Chapter 13 从拉格朗日乘子法到KKT条件 {Lagrange multiplier to KKT condition}
关于 拉格朗日乘子法 最容易的理解是从 水平集/等高线(level set/contour)开始。
经常会看到它的各种各样写法,比如:
\[ \text{min/max }f(x,y) \\ \text{subject to } g(x,y) = c\\ \]
\[ \mathcal {L}(x,y,\lambda )=f(x,y) - \lambda \cdot ( g(x,y) - c )\\ \mathcal {L}(x,y,\lambda )=f(x,y) + \lambda \cdot ( g(x,y) - c )\\ \]
或者:
\[ \text{min/max } f(x,y) \\ \text{subject to } g(x,y) = 0 \\ \]

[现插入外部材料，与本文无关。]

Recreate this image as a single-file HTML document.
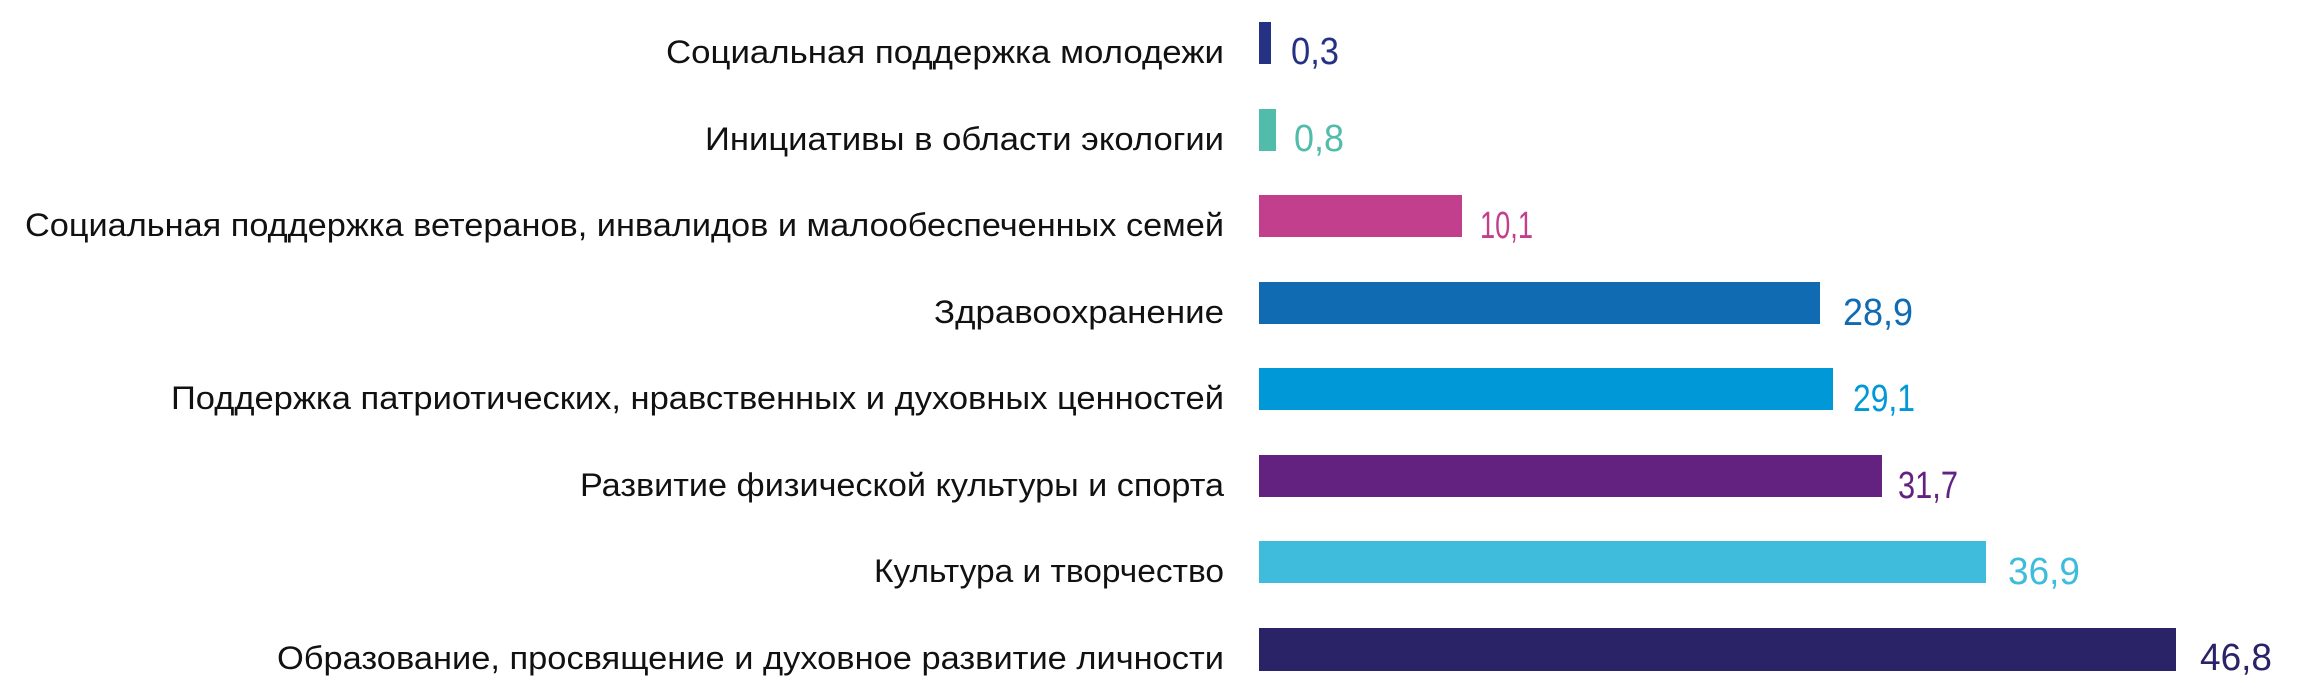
<!DOCTYPE html>
<html><head><meta charset="utf-8"><style>
html,body{margin:0;padding:0;background:#fff;width:2301px;height:696px;overflow:hidden}
svg{display:block}
.l{font-family:"Liberation Sans",sans-serif;font-size:32px;fill:#111;}
.v{font-family:"Liberation Sans",sans-serif;font-size:38px;}
</style></head><body>
<svg width="2301" height="696" viewBox="0 0 2301 696" xmlns="http://www.w3.org/2000/svg">
<g>
<rect x="1259" y="22" width="12" height="42" fill="#253183"/>
<rect x="1259" y="109" width="17" height="42" fill="#52bcaa"/>
<rect x="1259" y="195" width="203" height="42" fill="#c13f8d"/>
<rect x="1259" y="282" width="561" height="42" fill="#106bb3"/>
<rect x="1259" y="368" width="574" height="42" fill="#0098d6"/>
<rect x="1259" y="455" width="623" height="42" fill="#63227f"/>
<rect x="1259" y="541" width="727" height="42" fill="#3fbcdc"/>
<rect x="1259" y="628" width="917" height="43" fill="#2a2368"/>
</g>
<g class="l" text-anchor="start">
<text x="666" y="63" textLength="558" lengthAdjust="spacingAndGlyphs">Социальная поддержка молодежи</text>
<text x="705" y="150" textLength="519" lengthAdjust="spacingAndGlyphs">Инициативы в области экологии</text>
<text x="25" y="236" textLength="1199" lengthAdjust="spacingAndGlyphs">Социальная поддержка ветеранов, инвалидов и малообеспеченных семей</text>
<text x="934" y="323" textLength="290" lengthAdjust="spacingAndGlyphs">Здравоохранение</text>
<text x="171" y="409" textLength="1053" lengthAdjust="spacingAndGlyphs">Поддержка патриотических, нравственных и духовных ценностей</text>
<text x="580" y="496" textLength="644" lengthAdjust="spacingAndGlyphs">Развитие  физической культуры и спорта</text>
<text x="874" y="582" textLength="350" lengthAdjust="spacingAndGlyphs">Культура и творчество</text>
<text x="277" y="669" textLength="947" lengthAdjust="spacingAndGlyphs">Образование, просвящение и духовное развитие личности</text>
</g>
<g class="v">
<text x="1291" y="64" fill="#253183" textLength="48" lengthAdjust="spacingAndGlyphs">0,3</text>
<text x="1294" y="151" fill="#52bcaa" textLength="50" lengthAdjust="spacingAndGlyphs">0,8</text>
<text x="1480" y="238" fill="#c13f8d" textLength="53" lengthAdjust="spacingAndGlyphs">10,1</text>
<text x="1843" y="325" fill="#106bb3" textLength="70" lengthAdjust="spacingAndGlyphs">28,9</text>
<text x="1853" y="411" fill="#0098d6" textLength="62" lengthAdjust="spacingAndGlyphs">29,1</text>
<text x="1898" y="498" fill="#63227f" textLength="60" lengthAdjust="spacingAndGlyphs">31,7</text>
<text x="2008" y="584" fill="#3fbcdc" textLength="72" lengthAdjust="spacingAndGlyphs">36,9</text>
<text x="2200" y="670" fill="#2a2368" textLength="72" lengthAdjust="spacingAndGlyphs">46,8</text>
</g>
</svg>
</body></html>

\[ \mathcal {L}(x,y,\lambda )=f(x,y) - \lambda \cdot g(x,y) \\ \mathcal {L}(x,y,\lambda )=f(x,y) + \lambda \cdot g(x,y)\\ \]
在 \(g(\mathbf{x}) = \mathbf{0}\) 约束下本质都一样。
13.1 介绍
- 例子一
\[ f(x,y) = x + y \\ \text{s.t. } x^2 + y^2 = 1 \\ \]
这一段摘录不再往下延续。